Band Gap of Solar Cells
Silicon, the most popular semiconductor today, has a band gap energy of 1.11 ev (at room temperature). To knock an electron of a silicon atom at room temperature, we must provide a packet of energy greater than 1.11 ev. For solar cells made from silicon to provide PV electricity, the photons which hit a solar cell must have energy greater than 1.11 ev. Solar cells made from cadmium telluride (CdTe) the bandgap energy is 1.44 ev.
Silicon (Si) Ingots
What About More Energetic Photons?
For silicon, this is just the amount of energy required to generate an electron-hole pair. What if the striking photon has energy more than this? A hole pair is generated, but the extra energy is simply converted to heat in the solar cell. This is important. Too much extra energy will simply heat the cell. Rise of temperature of a cell has negative effects.
Effect of temperature on Band Gap
The solar cell must operate in the sun. The panel will invariably heat up. Heating up makes the valence electrons of silicon more energetic, and they will need less of energy to break loose of their parent atoms. We say that the band gap energy of the atoms will decrease. Isn’t it good? So that even lower energy photons will cause generation of electron-hole pairs?

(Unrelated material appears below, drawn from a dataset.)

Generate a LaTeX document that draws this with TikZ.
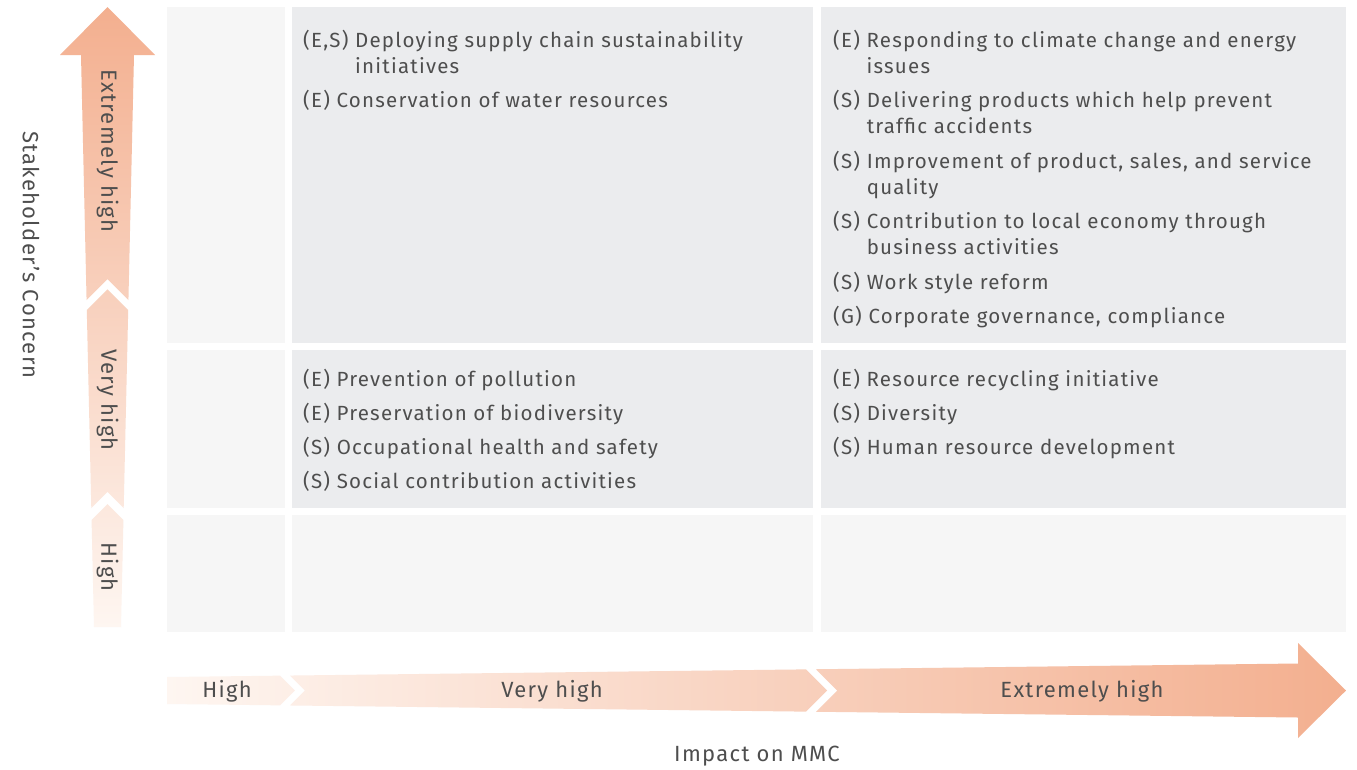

Temperature and Solar Cell Efficiency
Actually, the energy converted is the energy corresponding to the band gap. Rest of the photon energy is simply a waste in the solar cell as heat. So, the result is a loss in efficiency. It has been estimated that about 1.1% loss occurs for every 1˚C rise in temperature of the cell.

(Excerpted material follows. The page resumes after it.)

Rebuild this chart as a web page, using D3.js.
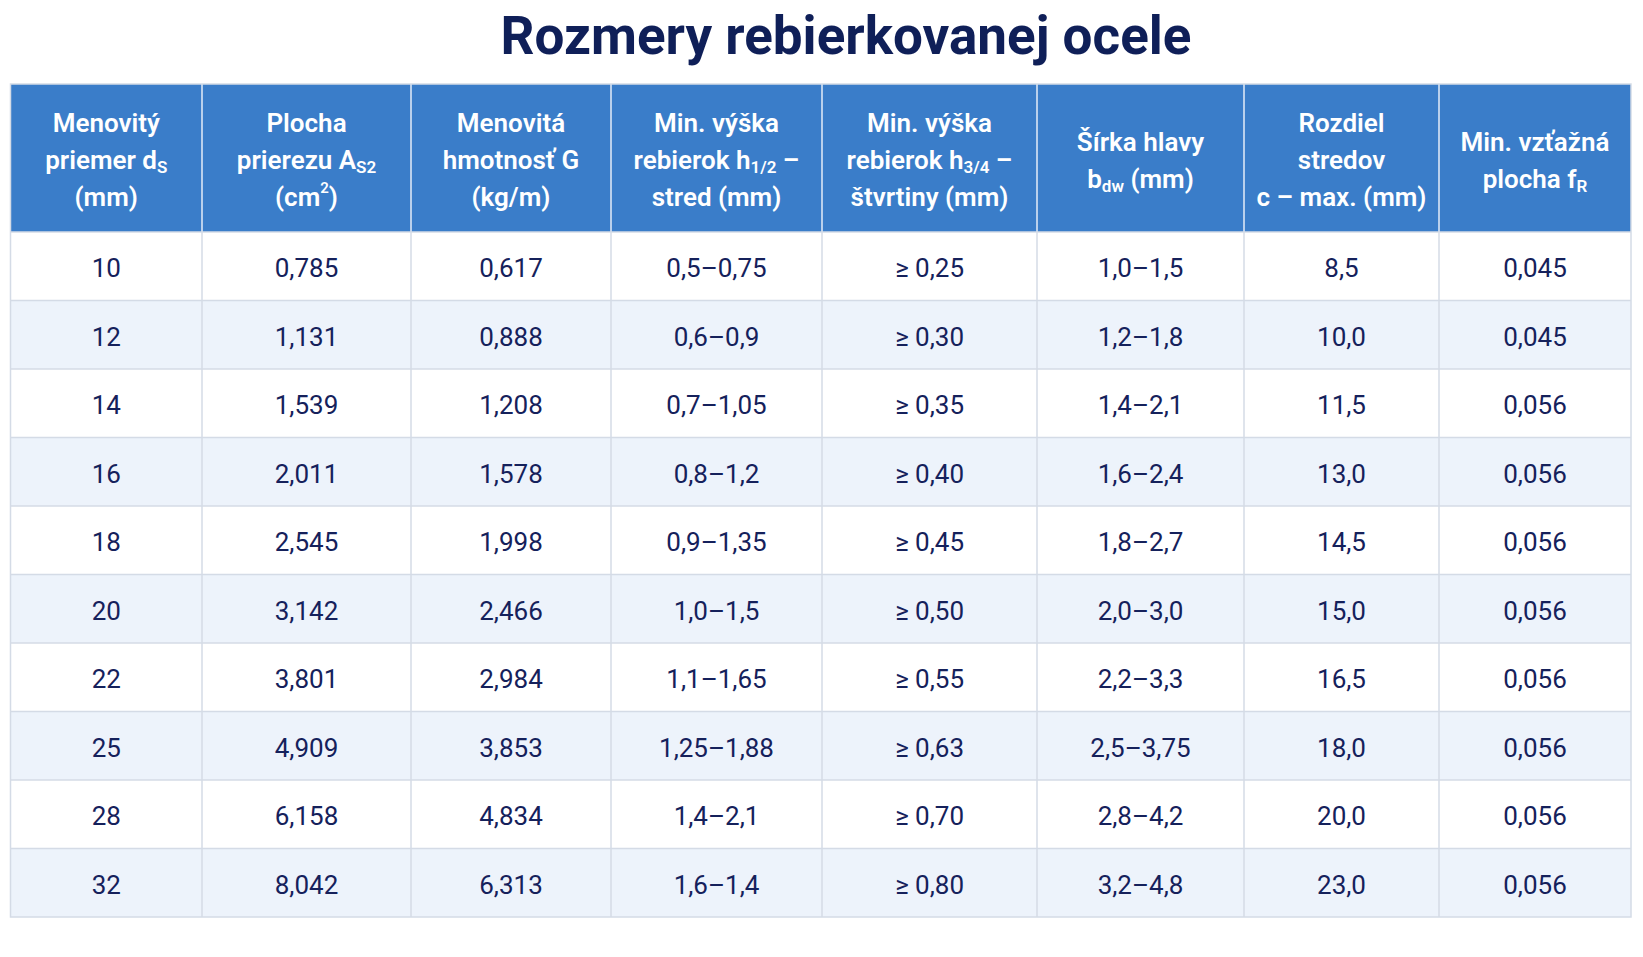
<!DOCTYPE html>
<html>
<head>
<meta charset="utf-8">
<script src="https://cdn.jsdelivr.net/npm/d3@7"></script>
<style>
  html, body { margin: 0; padding: 0; background: #ffffff; }
  svg { display: block; font-family: Roboto, "Noto Sans", sans-serif; }
</style>
</head>
<body>
<script>
// table contents
var title = "Rozmery rebierkovanej ocele";

// header lines, _{..} = subscript, ^{..} = superscript
var headers = [
  ["Menovitý", "priemer d_{S}", "(mm)"],
  ["Plocha", "prierezu A_{S2}", "(cm^{2})"],
  ["Menovitá", "hmotnosť G", "(kg/m)"],
  ["Min. výška", "rebierok h_{1/2} –", "stred (mm)"],
  ["Min. výška", "rebierok h_{3/4} –", "štvrtiny (mm)"],
  ["Šírka hlavy", "b_{dw} (mm)"],
  ["Rozdiel", "stredov", "c – max. (mm)"],
  ["Min. vzťažná", "plocha f_{R}"]
];

var diameters = [10, 12, 14, 16, 18, 20, 22, 25, 28, 32];
var areas = [0.785, 1.131, 1.539, 2.011, 2.545, 3.142, 3.801, 4.909, 6.158, 8.042];
var masses = [0.617, 0.888, 1.208, 1.578, 1.998, 2.466, 2.984, 3.853, 4.834, 6.313];
var ribMid = ["0,5–0,75", "0,6–0,9", "0,7–1,05", "0,8–1,2", "0,9–1,35", "1,0–1,5", "1,1–1,65", "1,25–1,88", "1,4–2,1", "1,6–1,4"];
var ribQuarter = [0.25, 0.30, 0.35, 0.40, 0.45, 0.50, 0.55, 0.63, 0.70, 0.80];
var headWidth = ["1,0–1,5", "1,2–1,8", "1,4–2,1", "1,6–2,4", "1,8–2,7", "2,0–3,0", "2,2–3,3", "2,5–3,75", "2,8–4,2", "3,2–4,8"];
var spacing = [8.5, 10.0, 11.5, 13.0, 14.5, 15.0, 16.5, 18.0, 20.0, 23.0];
var ribArea = [0.045, 0.045, 0.056, 0.056, 0.056, 0.056, 0.056, 0.056, 0.056, 0.056];

// slovak number format, decimal comma
var sk = d3.formatLocale({decimal: ",", thousands: " ", grouping: [3], currency: ["", " €"]});
var f1 = sk.format(".1f"), f2 = sk.format(".2f"), f3 = sk.format(".3f");

var rows = diameters.map(function(d, i) {
  return [String(d), f3(areas[i]), f3(masses[i]), ribMid[i], "≥ " + f2(ribQuarter[i]),
          headWidth[i], f1(spacing[i]), f3(ribArea[i])];
});

// layout
var W = 1643, H = 957;
var tableLeft = 10.5, tableTop = 84, headerBottom = 232, tableBottom = 917;
var colWidths = [191.5, 209, 200, 211, 215, 207, 195, 192]; // relative widths of columns
var colEdges = [0];
colWidths.forEach(function(w) { colEdges.push(colEdges[colEdges.length - 1] + w); });
var tableRight = 1631;
var x = d3.scaleLinear().domain([0, colEdges[colEdges.length - 1]]).range([tableLeft, tableRight]);

var y = d3.scaleBand()
  .domain(d3.range(rows.length))
  .range([headerBottom, tableBottom]);

var svg = d3.select("body").append("svg")
  .attr("width", W).attr("height", H);

// title
svg.append("text")
  .attr("x", 846).attr("y", 54)
  .attr("text-anchor", "middle")
  .style("font-size", "53px").style("font-weight", 700)
  .style("fill", "#0f1f58")
  .text(title);

// header background
svg.append("rect")
  .attr("x", tableLeft).attr("y", tableTop)
  .attr("width", tableRight - tableLeft).attr("height", headerBottom - tableTop)
  .style("fill", "#3a7dc9");

// body rows, striped
svg.append("g").selectAll("rect")
  .data(rows)
  .enter().append("rect")
  .attr("x", tableLeft)
  .attr("y", function(d, i) { return y(i); })
  .attr("width", tableRight - tableLeft)
  .attr("height", y.bandwidth())
  .style("fill", function(d, i) { return i % 2 ? "#edf3fb" : "#ffffff"; });

// grid lines
var grid = svg.append("g").style("stroke", "#d4dbe6").style("stroke-width", 1.5);
grid.selectAll("line.h")
  .data(d3.range(1, rows.length))
  .enter().append("line")
  .attr("x1", tableLeft).attr("x2", tableRight)
  .attr("y1", function(i) { return y(i); })
  .attr("y2", function(i) { return y(i); });
grid.selectAll("line.v")
  .data(colEdges.slice(1, -1))
  .enter().append("line")
  .attr("x1", function(e) { return x(e); }).attr("x2", function(e) { return x(e); })
  .attr("y1", headerBottom).attr("y2", tableBottom);

// header separators are white
svg.append("g").selectAll("line")
  .data(colEdges.slice(1, -1))
  .enter().append("line")
  .attr("x1", function(e) { return x(e); }).attr("x2", function(e) { return x(e); })
  .attr("y1", tableTop).attr("y2", headerBottom)
  .style("stroke", "#e4ecf7").style("stroke-width", 1.5);

// outer border
svg.append("rect")
  .attr("x", tableLeft).attr("y", tableTop)
  .attr("width", tableRight - tableLeft).attr("height", tableBottom - tableTop)
  .style("fill", "none").style("stroke", "#d4dbe6").style("stroke-width", 1.5);
svg.append("line")
  .attr("x1", tableLeft).attr("x2", tableRight)
  .attr("y1", headerBottom).attr("y2", headerBottom)
  .style("stroke", "#d4dbe6").style("stroke-width", 1.5);

// split a header line into plain / sub / sup pieces
function pieces(s) {
  var out = [], re = /([_^])\{([^}]*)\}/g, last = 0, m;
  while ((m = re.exec(s)) !== null) {
    if (m.index > last) out.push({t: s.slice(last, m.index), k: ""});
    out.push({t: m[2], k: m[1] === "_" ? "sub" : "sup"});
    last = re.lastIndex;
  }
  if (last < s.length) out.push({t: s.slice(last), k: ""});
  return out;
}

var lineGap = 37;
var headG = svg.append("g")
  .style("fill", "#ffffff").style("font-size", "26px").style("font-weight", 600);

headers.forEach(function(lines, c) {
  var cx = x((colEdges[c] + colEdges[c + 1]) / 2);
  var cy = (tableTop + headerBottom) / 2 + 2;
  var y0 = cy - (lines.length - 1) * lineGap / 2;
  lines.forEach(function(line, li) {
    var t = headG.append("text")
      .attr("x", cx).attr("y", y0 + li * lineGap)
      .attr("text-anchor", "middle")
      .attr("dominant-baseline", "central");
    var shift = 0; // current baseline shift, undone on the next piece
    pieces(line).forEach(function(p) {
      var ts = t.append("tspan").text(p.t);
      var want = p.k === "sub" ? 7 : p.k === "sup" ? -9 : 0;
      if (want !== shift) ts.attr("dy", want - shift);
      shift = want;
      if (p.k === "sub") ts.style("font-size", "17px");
      if (p.k === "sup") ts.style("font-size", "15px");
    });
  });
});

// body cells
var body = svg.append("g")
  .style("fill", "#15215b").style("font-size", "26px");
rows.forEach(function(r, i) {
  body.selectAll(null)
    .data(r)
    .enter().append("text")
    .attr("x", function(d, c) { return x((colEdges[c] + colEdges[c + 1]) / 2); })
    .attr("y", y(i) + y.bandwidth() / 2 + 2)
    .attr("text-anchor", "middle")
    .attr("dominant-baseline", "central")
    .text(function(d) { return d; });
});
</script>
</body>
</html>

Limiting Efficiency of Solar Cells
Solar cells operate on the solar spectrum to extract energy. The Shockley–Queisser equation puts a theoretical limit on the efficiency of single-junction solar cells (meaning, a definite single value for the band gap energy). Detailed calculations yield a curve of limiting efficiency (single junction, AM=1.5), which show two peaks. The larger peak is at a band gap of 1.34 ev yielding a limiting efficiency of 33.7%. The smaller peak occurs for band gap energy of about 1.1 ev giving an efficiency limit of nearly 32%. That is close to the band gap of silicon, currently the most popular material.
Exceeding the Limit
Note that this is the theoretical limit under standard conditions for an ideal solar cell. Practical efficiencies are much lower. Readers may wonder how certain laboratories keep claiming efficiencies of better than 33%. They indeed can achieve higher efficiencies using multijunction solar cells.